Community-based interventions can also take place further along in the cycle of violence. In any city, there’s a very small number of people responsible for shootings—less than 1% of the population—and generally, the police and community members and non-profits know who they are. Experts, including those with lived experience, can reach out to these individuals personally to build relationships and act like mentors. They also can offer them resources, including cognitive-behavioral therapy, which can help them change the way they think about decisions that may lead to violence; provide access to safe, stable housing; and prepare them for gainful employment, so that they can make a living without resorting to income-generating alternatives often tied to violence, such as the drug trade.    
 

Q: What kinds of partnerships are needed for effective community-wide violence intervention and prevention?

Campie: That’s one question we’re hoping to answer with this study—we want to create a framework for cities to understand how hospital and community-based programs and systems can best work together. Where are the duplication points, and where are the best possible points for collaboration? Once we develop the intercept model with feedback from cities across the United States, we’ll test the model by examining up to 2,500 victims of violence in Boston, retrospectively over several years. We will collect information to understand how an individual’s experience with the ecosystem impacts long-term outcomes, based on who you are and where you enter—and re-enter, in some cases—the violence prevention ecosystem.    
 

Q: You’ve conducted violence prevention work both domestically and internationally.
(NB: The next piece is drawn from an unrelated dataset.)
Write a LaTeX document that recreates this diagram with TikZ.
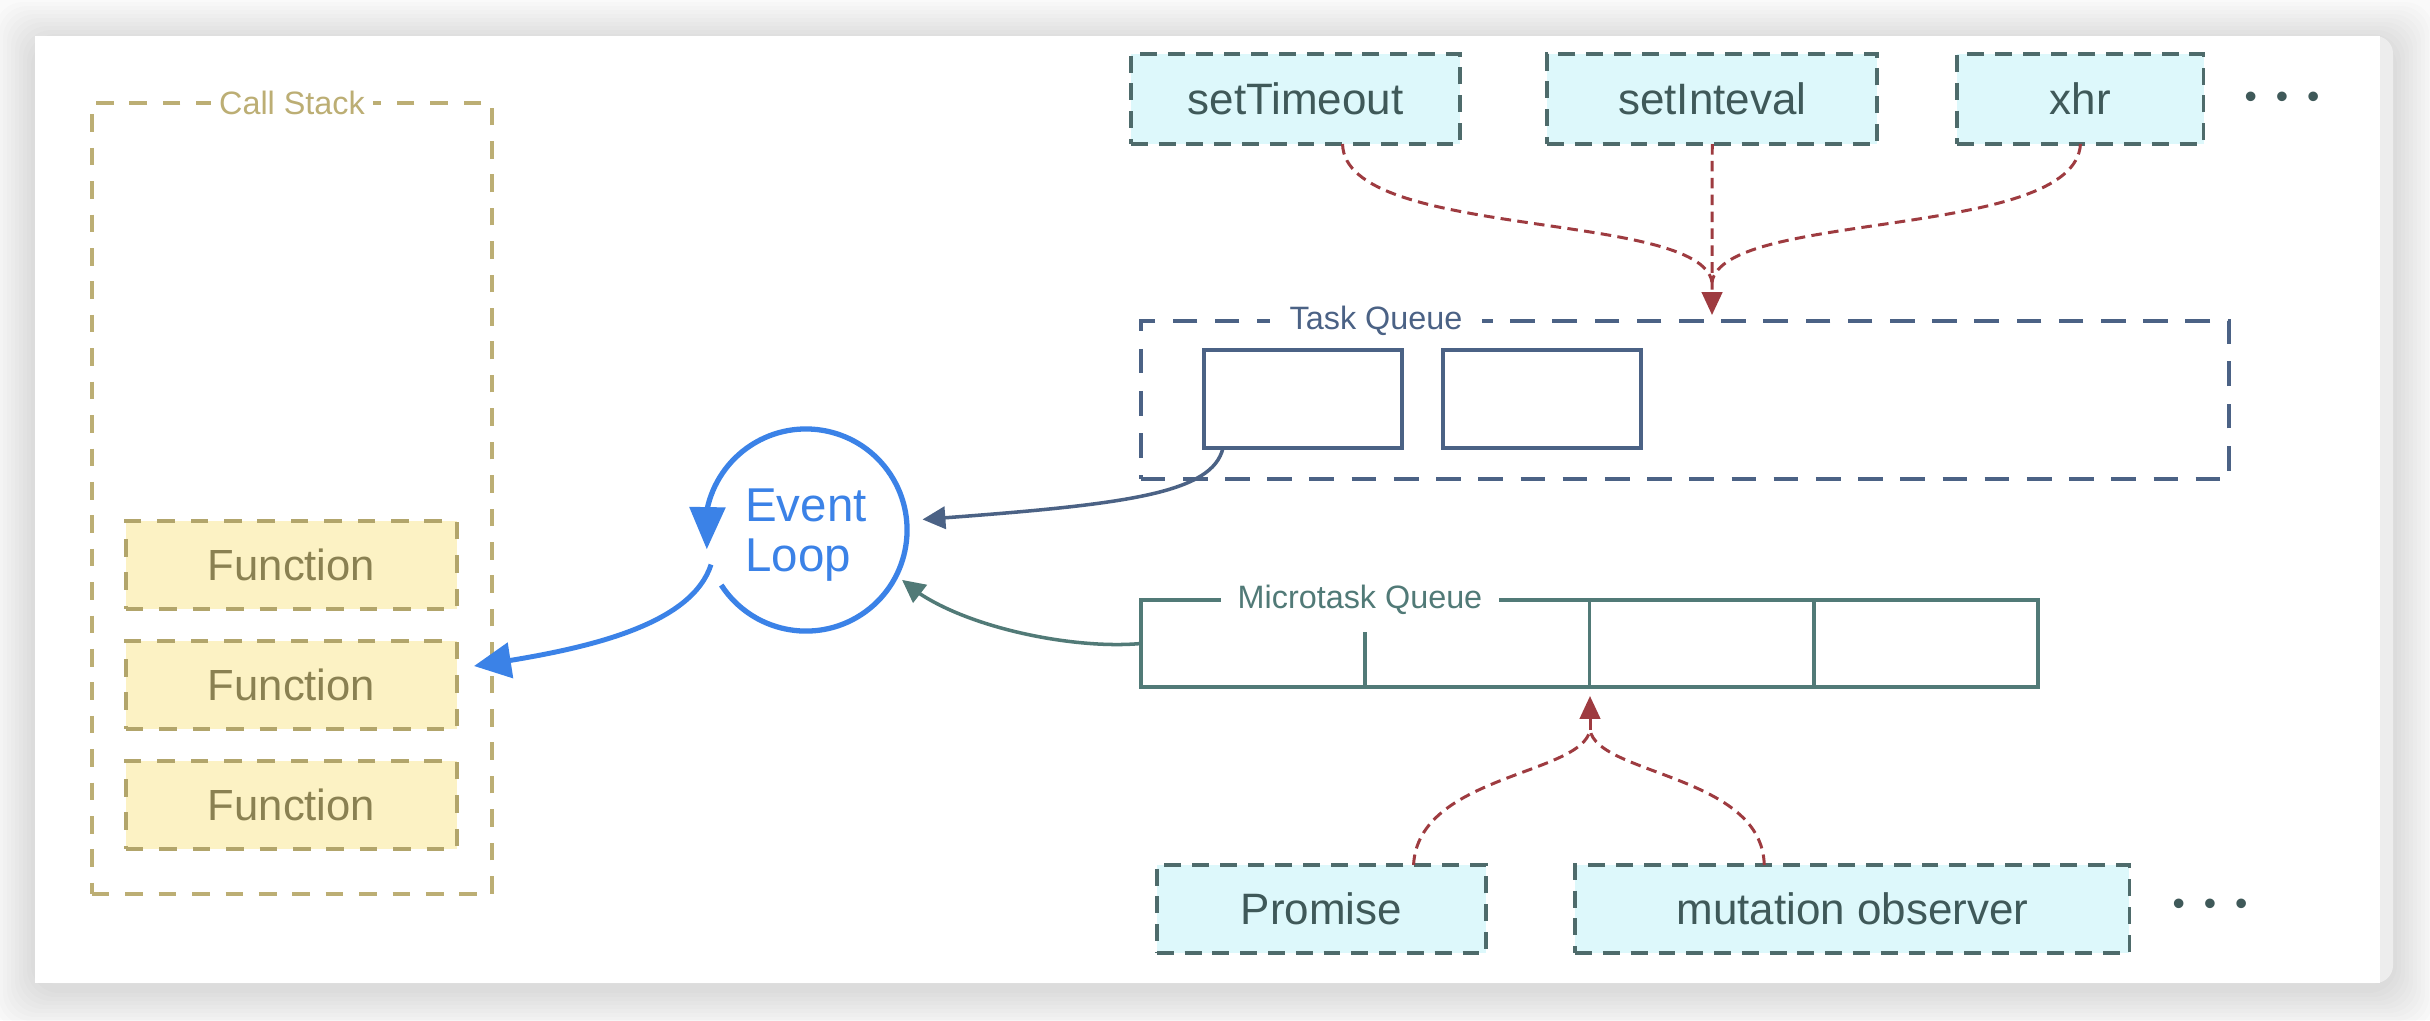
\documentclass[tikz,border=0pt]{standalone}
\usepackage{fontspec}
\setmainfont{Liberation Sans}
\usetikzlibrary{arrows.meta,bending,calc,positioning}
\definecolor{stackline}{HTML}{BCAE74}
\definecolor{funcline}{HTML}{B2A56B}
\definecolor{funcfill}{HTML}{FCF2C4}
\definecolor{functext}{HTML}{8A8152}
\definecolor{loopblue}{HTML}{3B82E7}
\definecolor{taskline}{HTML}{4B6285}
\definecolor{microline}{HTML}{517A77}
\definecolor{apifill}{HTML}{DDF8FB}
\definecolor{apiline}{HTML}{4E6B6B}
\definecolor{apitext}{HTML}{3F5959}
\definecolor{feedred}{HTML}{9E3B40}
\tikzset{
  stackbox/.style={draw=stackline,line width=1pt,dash pattern=on 5pt off 4.5pt,inner sep=0pt,outer sep=0pt},
  funcbox/.style={draw=funcline,fill=funcfill,line width=1pt,dash pattern=on 5pt off 4.5pt,
    minimum width=3.31cm,minimum height=.88cm,inner sep=0pt,outer sep=0pt,text=functext,
    font=\fontsize{12.4}{14}\selectfont},
  boxlabel/.style={fill=white,inner ysep=1pt,font=\fontsize{9.2}{11}\selectfont},
  queuebox/.style={draw=taskline,line width=1.1pt,dash pattern=on 7pt off 5pt,inner sep=0pt,outer sep=0pt},
  taskcell/.style={draw=taskline,line width=1.1pt,minimum width=1.98cm,minimum height=.98cm,inner sep=0pt,outer sep=0pt},
  microbox/.style={draw=microline,line width=1.1pt,inner sep=0pt,outer sep=0pt},
  apibox/.style={draw=apiline,fill=apifill,line width=1.1pt,dash pattern=on 4.8pt off 3.1pt,
    minimum height=.9cm,inner sep=0pt,outer sep=0pt,text=apitext,font=\fontsize{12.5}{14}\selectfont},
  moredots/.style={text=apitext,inner sep=0pt,font=\fontsize{10}{12}\selectfont},
  looptext/.style={align=left,inner sep=0pt,text=loopblue,font=\fontsize{13.5}{14}\selectfont},
  ring/.style={draw=loopblue,line width=1.5pt,-{Triangle[length=12pt,width=10pt]}},
  blueflow/.style={draw=loopblue,line width=1.4pt,-{Triangle[length=10.5pt,width=10pt]}},
  taskflow/.style={draw=taskline,line width=1pt,-{Triangle[length=6.5pt,width=6.3pt]}},
  microflow/.style={draw=microline,line width=1pt,-{Triangle[length=6.5pt,width=6.3pt]}},
  feed/.style={draw=feedred,line width=.85pt,dash pattern=on 3pt off 1.8pt},
  feedtip/.style={feed,-{Triangle[length=6.5pt,width=5.8pt]}}
}
\newcommand{\dotrow}{\textbullet\hspace{.19cm}\textbullet\hspace{.19cm}\textbullet}

\begin{document}
\begin{tikzpicture}[x=.01cm,y=-.01cm]
  \useasboundingbox (0,0) rectangle (2430,1020);
  % window and its shadow
  \fill[black!2] (0,0) rectangle (2430,1020);
  \foreach \r in {4,8,...,40}
    \fill[black,opacity=.012,rounded corners=8pt] (35-\r,42-\r) rectangle (2393+\r,989+\r);
  \fill[black!7,rounded corners=5pt] (35,36) rectangle (2393,983);
  \fill[white] (35,36) rectangle (2380,983);

  % call stack
  \node[stackbox,minimum width=4cm,minimum height=7.91cm] (stack) at (292,498.5) {};
  \node[boxlabel,text=stackline,inner xsep=.08cm] (stacklbl) at (stack.north) {Call Stack};
  \node[funcbox] (f1) at (291.5,565) {Function};
  \node[funcbox,below=.32cm of f1] (f2) {Function};
  \node[funcbox,below=.32cm of f2] (f3) {Function};

  % event loop
  \node[circle,minimum size=2.02cm,inner sep=0pt,outer sep=0pt] (loop) at (806,530) {};
  \node[looptext] (looplbl) at ([yshift=-.05cm]loop.center) {Event\\Loop};
  \draw[ring] (loop.213) arc[start angle=213,end angle=551,radius=1.01cm];
  \coordinate (stackin) at (474,666);
  \draw[blueflow] (loop.200) .. controls (690,630) and (570,652) .. (stackin);

  % task queue
  \node[queuebox,minimum width=10.88cm,minimum height=1.58cm] (taskq) at (1685,400) {};
  \node[boxlabel,text=taskline,inner xsep=.2cm] (tasklbl) at (1376,321) {Task Queue};
  \node[taskcell] (t1) at (1303,399) {};
  \node[taskcell,right=.41cm of t1] (t2) {};
  \draw[taskflow] ([xshift=.19cm]t1.south west) .. controls (1212,495) and (1120,505) .. ([xshift=.16cm]loop.6);

  % microtask queue
  \node[microbox,minimum width=8.97cm,minimum height=.87cm] (microq) at (1589.5,643.5) {};
  \node[boxlabel,text=microline,inner xsep=.17cm] (microlbl) at (1360,600) {Microtask Queue};
  \foreach \f in {.5,.75}
    \draw[microline,line width=1.1pt] ($(microq.south west)!\f!(microq.south east)$) -- ($(microq.north west)!\f!(microq.north east)$);
  \draw[microline,line width=1.1pt] ($(microq.south west)!.25!(microq.south east)$) -- ++(0,-55);
  \draw[microflow] (microq.west) .. controls (1070,650) and (950,625) .. ([shift={(.06cm,-.04cm)}]loop.-27);

  % task sources
  \node[apibox,minimum width=3.29cm] (st) at (1295.5,99) {setTimeout};
  \node[apibox,minimum width=3.3cm,right=.87cm of st] (si) {setInteval};
  \node[apibox,minimum width=2.46cm,right=.8cm of si] (xhr) {xhr};
  \node[moredots] (taskdots) at (2282,100) {\dotrow};
  \coordinate (taskin) at (1712,315);
  \coordinate (taskjoin) at (1712,282);
  \draw[feedtip] (si.south) -- (taskin);
  \draw[feed] ([xshift=.47cm]st.south) .. controls (1345,240) and (1700,210) .. (taskjoin);
  \draw[feed] (xhr.south) .. controls (2075,240) and (1724,210) .. (taskjoin);

  % microtask sources
  \node[apibox,minimum width=3.29cm,minimum height=.88cm] (pr) at (1321.5,909) {Promise};
  \node[apibox,minimum width=5.54cm,minimum height=.88cm,right=.89cm of pr] (mo) {mutation observer};
  \node[moredots] (microdots) at (2210,907) {\dotrow};
  \coordinate (microin) at (1590,696);
  \coordinate (microjoin) at (1590,730);
  \draw[feed] ([xshift=.92cm]pr.north) .. controls (1418,775) and (1582,775) .. (microjoin);
  \draw[feed] ([xshift=-.88cm]mo.north) .. controls (1762,775) and (1598,775) .. (microjoin);
  \draw[feedtip] (microjoin) -- (microin);
\end{tikzpicture}
\end{document}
How do they differ?

We should be investing in the general health and vibrancy of communities. Violence isn’t prevalent in thriving, well-resourced communities. Prevention efforts that focus on root causes will always be the best cure.
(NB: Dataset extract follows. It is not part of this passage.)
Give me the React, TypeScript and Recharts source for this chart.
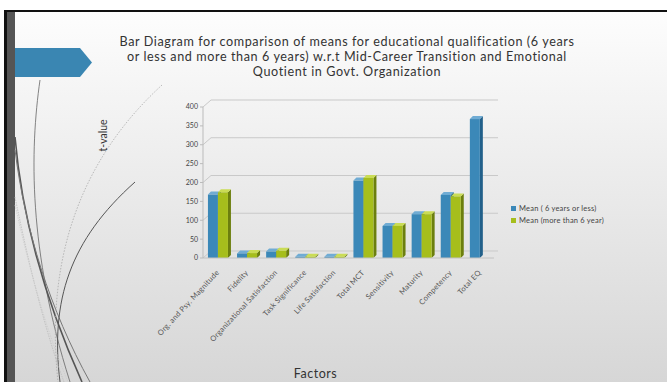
import { BarChart, Bar, XAxis, YAxis, CartesianGrid, Legend, Label } from "recharts";

const factors = [
  "Org. and Psy. Magnitude",
  "Fidelity",
  "Organizational Satisfaction",
  "Task Significance",
  "Life Satisfaction",
  "Total MCT",
  "Sensitivity",
  "Maturity",
  "Competency",
  "Total EQ",
];
const meanSixOrLess = [168, 12, 17, 3, 3, 205, 85, 116, 167, 368];
const meanMoreThanSix = [174, 13, 19, 3, 3, 212, 85, 116, 163, null];
const yTicks = [0, 50, 100, 150, 200, 250, 300, 350, 400];

const data = factors.map((f, i) => ({
  factor: f,
  less: meanSixOrLess[i],
  more: meanMoreThanSix[i],
}));

const FONT = "Lato, 'DejaVu Sans', sans-serif";

const Bar3D = (props: any) => {
  const { x, y, width, height, fill, side, top } = props;
  if (height == null || height <= 0 || width <= 0) return null;
  const d = 3;
  return (
    <g>
      <path d={`M${x + width},${y} l${d},${-d} v${height} l${-d},${d} Z`} fill={side} />
      <path d={`M${x},${y} l${d},${-d} h${width} l${-d},${d} Z`} fill={top} />
      <rect x={x} y={y} width={width} height={height} fill={fill} />
    </g>
  );
};

const XTick = ({ x, y, payload }: any) => (
  <text
    x={x + 2}
    y={y + 7}
    transform={`rotate(-47, ${x + 2}, ${y + 7})`}
    textAnchor="end"
    fontSize={7.5}
    letterSpacing={0.25}
    fill="#555"
    fontFamily={FONT}
  >
    {payload.value}
  </text>
);

const gridLine = (p: any) => (
  <path
    key={`g-${p.index}`}
    d={`M${p.x1},${p.y1} L${p.x1 + 8},${p.y1 - 7} L${p.x2 + 4},${p.y1 - 7}`}
    stroke="#c9c9c9"
    strokeWidth={1}
    fill="none"
  />
);

const LegendBox = ({ payload }: any) => (
  <div style={{ fontFamily: FONT, fontSize: 7.5, color: "#444", letterSpacing: 0.2 }}>
    {(payload || []).map((item: any) => (
      <div key={item.value} style={{ display: "flex", alignItems: "center", height: 12 }}>
        <span style={{ width: 5, height: 5, background: item.color, marginRight: 3 }} />
        {item.value}
      </div>
    ))}
  </div>
);

export default function App() {
  return (
    <div
      style={{
        position: "absolute",
        left: 0,
        top: 0,
        width: 667,
        height: 382,
        overflow: "hidden",
        background: "#fff",
        fontFamily: FONT,
      }}
    >
      {/* slide */}
      <div
        style={{
          position: "absolute",
          left: 4,
          top: 10,
          width: 663,
          height: 372,
          background: "linear-gradient(#fdfdfd, #d6d6d6)",
          borderTop: "2px solid #111",
          borderLeft: "3px solid #111",
        }}
      />
      <div style={{ position: "absolute", left: 7, top: 12, width: 8, height: 370, background: "#555" }} />
      <svg width={667} height={382} style={{ position: "absolute", left: 0, top: 0 }}>
        <path d="M15,48 H80 L92,62.5 L80,77 H15 Z" fill="#3a86b2" />
        <path d="M40,80 C30,150 28,250 70,382" stroke="#666" strokeWidth={0.8} fill="none" />
        <path d="M15,137 C22,220 45,300 82,382" stroke="#555" strokeWidth={1.6} fill="none" />
        <path d="M15,150 C25,230 50,310 90,382" stroke="#777" strokeWidth={1} fill="none" />
        <path d="M162,85 C80,160 45,260 58,382" stroke="#aaa" strokeWidth={0.8} strokeDasharray="1.5 1.5" fill="none" />
        <path d="M135,182 C70,240 50,300 60,382" stroke="#555" strokeWidth={1} fill="none" />
        <path d="M15,197 C30,270 45,330 64,382" stroke="#bbb" strokeWidth={0.8} strokeDasharray="1.5 1" fill="none" />
        <path d="M15,205 C32,280 48,335 68,382" stroke="#ccc" strokeWidth={0.8} strokeDasharray="1.5 1" fill="none" />
      </svg>
      <div
        style={{
          position: "absolute",
          left: 60,
          top: 35,
          width: 574,
          textAlign: "center",
          fontSize: 12.6,
          letterSpacing: 0.6,
          lineHeight: "14.8px",
          color: "#333",
        }}
      >
        Bar Diagram for comparison of means for educational qualification (6 years
        <br />
        or less and more than 6 years) w.r.t Mid-Career Transition and Emotional
        <br />
        Quotient in Govt. Organization
      </div>
      <div style={{ position: "absolute", left: 0, top: 0 }}>
        <BarChart
          width={667}
          height={382}
          data={data}
          margin={{ top: 107, right: 173, bottom: 4, left: 173 }}
          barCategoryGap="17%"
          barGap={0}
        >
          <CartesianGrid vertical={false} horizontal={gridLine} />
          <XAxis
            dataKey="factor"
            height={120}
            interval={0}
            tick={<XTick />}
            tickLine={false}
            axisLine={{ stroke: "#c2c2c2" }}
          >
            <Label
              value="Factors"
              position="insideBottom"
              offset={0}
              dx={-33}
              style={{ fontSize: 12.5, letterSpacing: 0.5, fill: "#333", fontFamily: FONT }}
            />
          </XAxis>
          <YAxis
            width={30}
            domain={[0, 400]}
            ticks={yTicks}
            tick={{ fontSize: 7, fill: "#444", fontFamily: FONT }}
            tickSize={3}
            tickLine={{ stroke: "#bbb" }}
            axisLine={{ stroke: "#bbb" }}
          >
            <Label
              value="t-value"
              angle={-90}
              position="insideLeft"
              dx={-75}
              dy={-47}
              style={{ fontSize: 10.5, fill: "#333", fontFamily: FONT, textAnchor: "middle" }}
            />
          </YAxis>
          <Legend
            layout="vertical"
            align="center"
            verticalAlign="middle"
            wrapperStyle={{ left: 511, top: 202, width: 150 }}
            content={<LegendBox />}
          />
          <Bar
            dataKey="less"
            name="Mean ( 6 years or less)"
            fill="#3b88b8"
            isAnimationActive={false}
            shape={(p: any) => <Bar3D {...p} fill="#3b88b8" side="#22608a" top="#70acd4" />}
          />
          <Bar
            dataKey="more"
            name="Mean (more than 6 year)"
            fill="#a6be1c"
            isAnimationActive={false}
            shape={(p: any) => <Bar3D {...p} fill="#a6be1c" side="#6c7f0e" top="#cadc55" />}
          />
        </BarChart>
      </div>
    </div>
  );
}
Campie: In my experience and through research I’ve conducted, the root causes of violence are identical here and abroad. At the family level, it often stems from poverty. If parents are working three jobs, they aren’t necessarily able to provide their children with supervision and guidance. Those kids may not be in school, and then they are vulnerable to bad actors, criminal groups, and so on. At the community level, in addition to economic and structural disadvantage, a critical risk factor is frequent and sustained exposure to violence, which can be anything from gang activity to armed conflict. This exposure can desensitize people to violence, and young people are especially vulnerable to traumatic experiences that impact normal brain development and interfere with decision-making. 

While the problems driving violence are largely the same across countries, the solutions may look different in practice. Successful solutions will address core issues but be context-specific: they’ll be culturally relevant, fit the physical structure of the community, and rely on specific local institutions and other assets for support.    
 

Q: What is the greatest misconception around community violence prevention?

Campie: A lot of community violence prevention efforts are centered around that 1% of the population I mentioned earlier—the ones who commit the most violent crimes. But throwing money at programs and police to “fix” the 1% causing violence today won’t prevent violence tomorrow. If a community is impoverished from decades of disinvestment, both economically and from positive support from local institutions like schools and police, families and children will continue to be vulnerable to violence as victims and perpetrators. We should be investing in the general health and vibrancy of communities. Violence isn’t prevalent in thriving, well-resourced communities. Prevention efforts that focus on root causes will always be the best cure.